* [YOUR GOAL]:
Below, find the line containing "Generate a Python" and the line containing "Reproduce this diagram with TikZ."; reproduce exactly those two and every line between them, omitting pictures.

* [WORKING DATA]:
::::::
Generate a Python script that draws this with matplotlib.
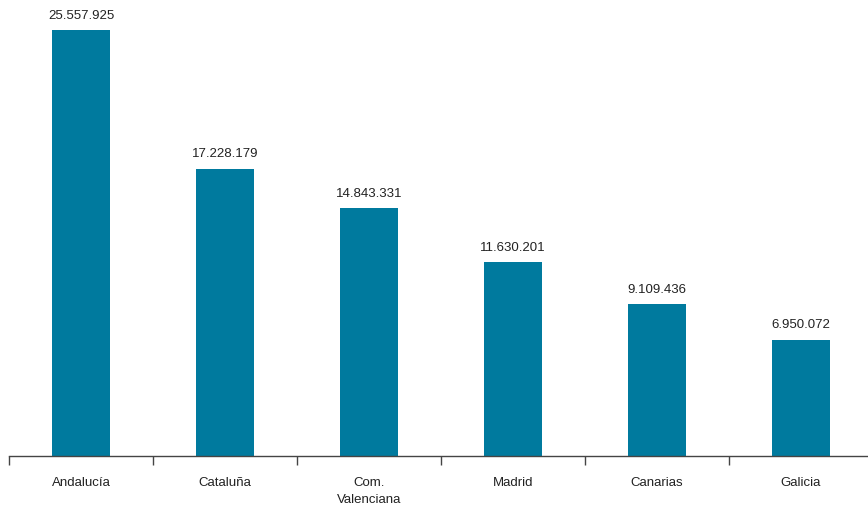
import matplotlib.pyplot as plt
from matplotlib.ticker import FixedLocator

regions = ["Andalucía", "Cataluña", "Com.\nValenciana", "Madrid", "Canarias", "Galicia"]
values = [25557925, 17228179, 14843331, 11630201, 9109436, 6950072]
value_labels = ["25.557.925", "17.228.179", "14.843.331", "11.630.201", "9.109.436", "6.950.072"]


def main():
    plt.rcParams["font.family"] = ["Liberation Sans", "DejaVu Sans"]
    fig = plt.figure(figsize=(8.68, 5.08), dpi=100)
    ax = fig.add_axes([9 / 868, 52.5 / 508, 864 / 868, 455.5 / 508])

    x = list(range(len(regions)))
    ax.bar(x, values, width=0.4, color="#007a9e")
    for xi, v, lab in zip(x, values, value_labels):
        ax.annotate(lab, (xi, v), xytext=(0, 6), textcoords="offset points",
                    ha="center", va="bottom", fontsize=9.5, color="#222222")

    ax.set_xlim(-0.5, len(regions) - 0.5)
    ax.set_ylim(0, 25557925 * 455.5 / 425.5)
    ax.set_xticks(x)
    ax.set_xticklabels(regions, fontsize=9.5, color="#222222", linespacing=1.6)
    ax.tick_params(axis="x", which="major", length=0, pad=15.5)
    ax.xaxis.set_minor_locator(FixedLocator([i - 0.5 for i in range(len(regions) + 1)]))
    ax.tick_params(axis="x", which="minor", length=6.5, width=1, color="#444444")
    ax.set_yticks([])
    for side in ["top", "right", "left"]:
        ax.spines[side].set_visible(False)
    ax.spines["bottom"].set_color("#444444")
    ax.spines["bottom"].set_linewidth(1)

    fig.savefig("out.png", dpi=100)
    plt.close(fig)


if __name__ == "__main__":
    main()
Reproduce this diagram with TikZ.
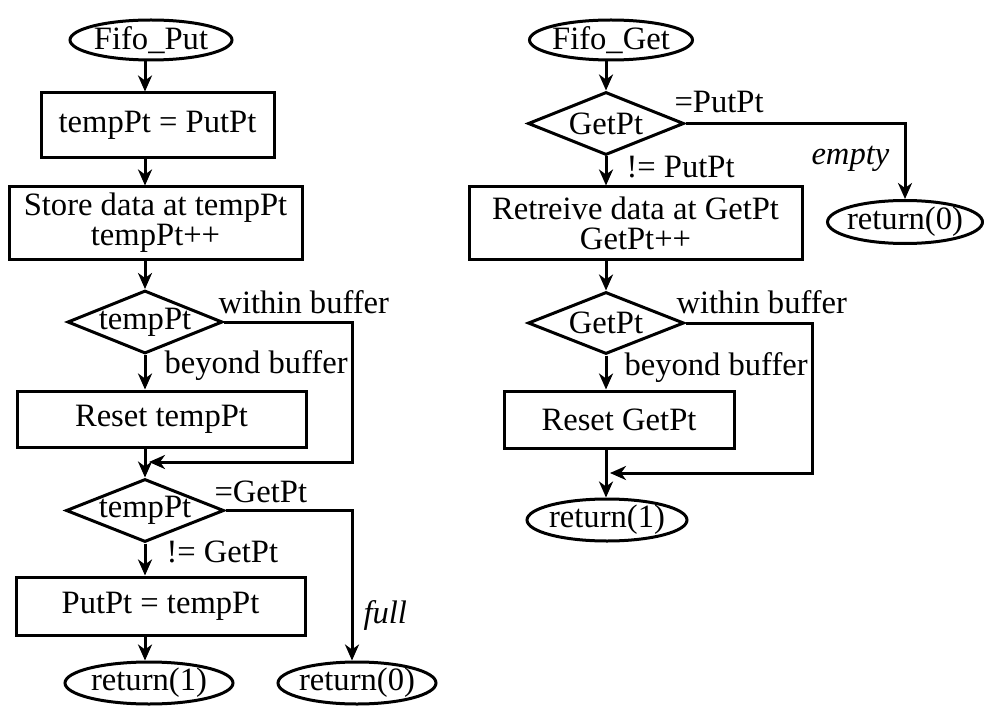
::::::
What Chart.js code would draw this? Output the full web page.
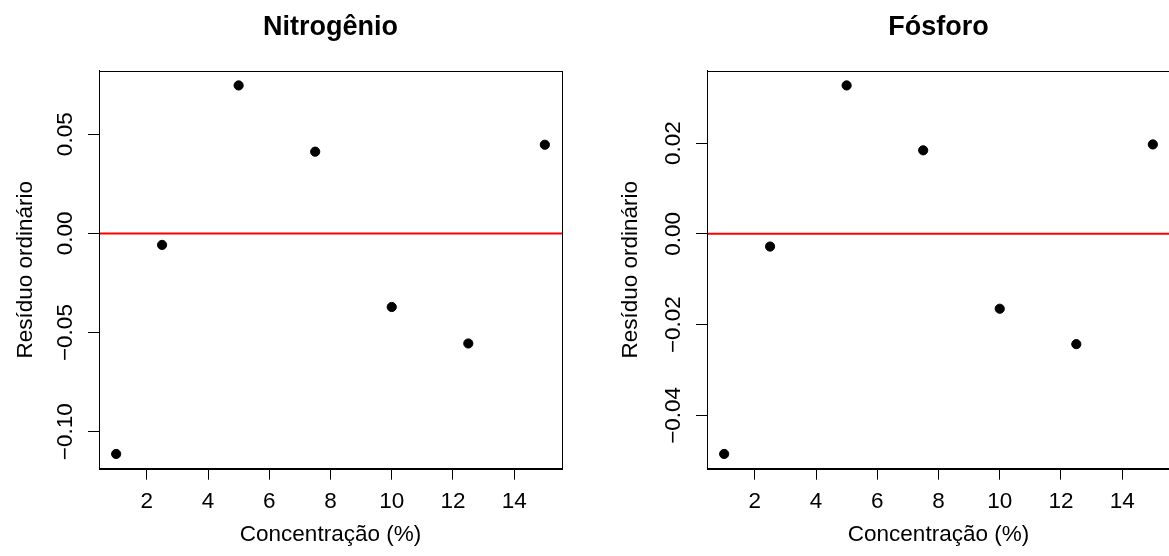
::::::
* [CORRECT RESPONSE]:
Generate a Python script that draws this with matplotlib.
import matplotlib.pyplot as plt
from matplotlib.ticker import FixedLocator

regions = ["Andalucía", "Cataluña", "Com.\nValenciana", "Madrid", "Canarias", "Galicia"]
values = [25557925, 17228179, 14843331, 11630201, 9109436, 6950072]
value_labels = ["25.557.925", "17.228.179", "14.843.331", "11.630.201", "9.109.436", "6.950.072"]


def main():
    plt.rcParams["font.family"] = ["Liberation Sans", "DejaVu Sans"]
    fig = plt.figure(figsize=(8.68, 5.08), dpi=100)
    ax = fig.add_axes([9 / 868, 52.5 / 508, 864 / 868, 455.5 / 508])

    x = list(range(len(regions)))
    ax.bar(x, values, width=0.4, color="#007a9e")
    for xi, v, lab in zip(x, values, value_labels):
        ax.annotate(lab, (xi, v), xytext=(0, 6), textcoords="offset points",
                    ha="center", va="bottom", fontsize=9.5, color="#222222")

    ax.set_xlim(-0.5, len(regions) - 0.5)
    ax.set_ylim(0, 25557925 * 455.5 / 425.5)
    ax.set_xticks(x)
    ax.set_xticklabels(regions, fontsize=9.5, color="#222222", linespacing=1.6)
    ax.tick_params(axis="x", which="major", length=0, pad=15.5)
    ax.xaxis.set_minor_locator(FixedLocator([i - 0.5 for i in range(len(regions) + 1)]))
    ax.tick_params(axis="x", which="minor", length=6.5, width=1, color="#444444")
    ax.set_yticks([])
    for side in ["top", "right", "left"]:
        ax.spines[side].set_visible(False)
    ax.spines["bottom"].set_color("#444444")
    ax.spines["bottom"].set_linewidth(1)

    fig.savefig("out.png", dpi=100)
    plt.close(fig)


if __name__ == "__main__":
    main()
Reproduce this diagram with TikZ.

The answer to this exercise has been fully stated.